The counterpoint to the last one. I think it’s important to pay attention to the minute details, which you won’t see across the room but reward a closer look.

“We make upholstery collections as well and for those all the backgrounds are mixed. So, what you might read as green from afar is actually a mix of threads: a turquoise colour, petrol and a black. The closer you get, the more there is, like a gift for paying attention.”

3. Parameters are paramount

“I love the CC41 fabrics that were made in the Second World War. There was this whole thing around saving materials, so there were very strict rules around how many colours were used and how big the repeat could be, which resulted in very simple patterns in a limited number of colours, but which I think are really beautiful.

“For me, the fact that the production mill might only have 16 shafts or that I’m working within a certain repeat size is something I really value, and I don’t find limiting at all.

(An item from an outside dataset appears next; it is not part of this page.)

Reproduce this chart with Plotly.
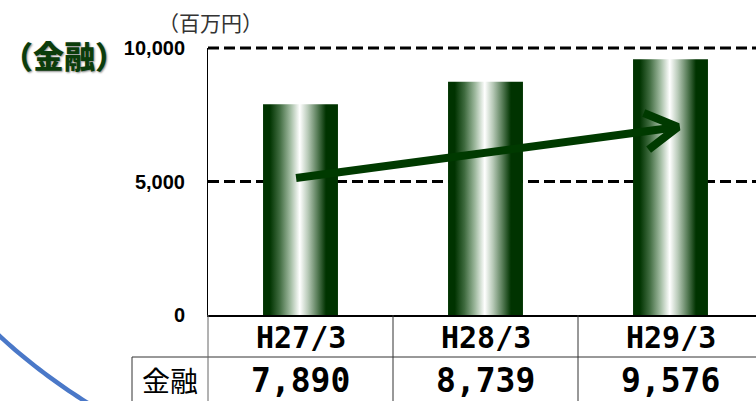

“I don’t want to suggest weaving is like poetry, but it’s a bit like trying to write within a very specific form, like a sonnet or haiku. There’s a kind of economy around that which I think means you have to be quite disciplined about your decisions.”

4. Follow your instinct.

“I think it would make me miserable if I made something I didn’t like – I just wouldn’t want it out there in the world. Life’s too short to make stuff that you are not really happy with.

“I think having a specific starting point helps, and you certainly can’t just pull a design out of the air. There has to be a process that means the end result bears your unique signature, otherwise what you create will just be derivative of what’s out already there. There isn’t a shortcut really, I don’t think. You have to sort of internalise your inspiration and process it in some way, and then it comes out.”

5. The proof is in the pudding

“I would never just draw something up and send it off. Things always change on the loom, even afer the third weave. I need to see the design in the right yarn and on the right scale ­– it’s really important for me.”